- Born: 1958 (age 67–68) Los Angeles, California, U.S.
- Awards: Guggenheim Fellowship (2022)

Academic background
- Education: University of California, Los Angeles (BA, MA, PhD);

Academic work
- Discipline: Comparative Literature
- Institutions: Princeton University; University of California, Los Angeles; Columbia University;

= Stathis Gourgouris =

Stathis Gourgouris (/ˈstɑːθɪs ɡʊərˈɡʊərɪs/; Στάθης Γουργουρής; (Note: /el/) born 1958) is a Greek scholar, poet, essayist, translator, and sound artist based in New York. He is Professor of Classics, English, Comparative Literature & Society at Columbia University. His intellectual work spans political philosophy, literary and fine arts criticism, ancient Greek thought, postcolonial theory, and poetics.

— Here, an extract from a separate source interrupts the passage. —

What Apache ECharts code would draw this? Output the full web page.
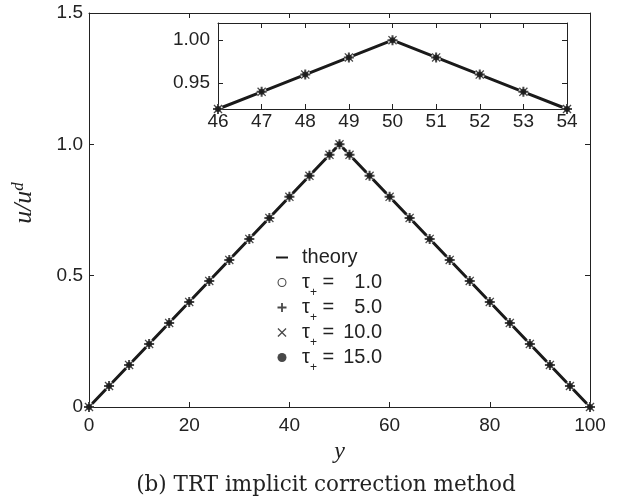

He also writes opinion pieces on contemporary politics and culture in newspapers and internet media in both Greek and English.

He is the recipient of a Guggenheim Fellowship in 2022 and the Lenfest Distinguished Faculty Award (2015), which is Columbia’s highest faculty honor, as well as fellowships from the Templeton Foundation, Mellon Foundation, National Endowment for the Humanities, Wright-Ingraham Institute, and Fulbright. He was also a former president of the Modern Greek Studies Association (2006–2012) and director of the Institute for Comparative Literature and Society at Columbia (2009–2015). He is a founding member of the Sublamental Artists Collective, which releases his music and sound art compositions under the name Count G.

== Biography ==
Gourgouris was born in Los Angeles in 1958 and grew up in Athens, Greece. He earned his B.A., M.A., and Ph.D., all from the University of California, Los Angeles. He taught at Princeton University from 1992 to 2000, Columbia University from 2002 to 2005, University of California, Los Angeles from 2005 to 2008, before rejoining Columbia's faculty in 2008. He was also a visiting professor at the National Technical University of Athens.

Gourgouris' writings focus on the intersection between the poetics and politics of modernity and democracy. He has written extensively on Ancient Greek philosophy, political theory, and contemporary Greek culture and politics.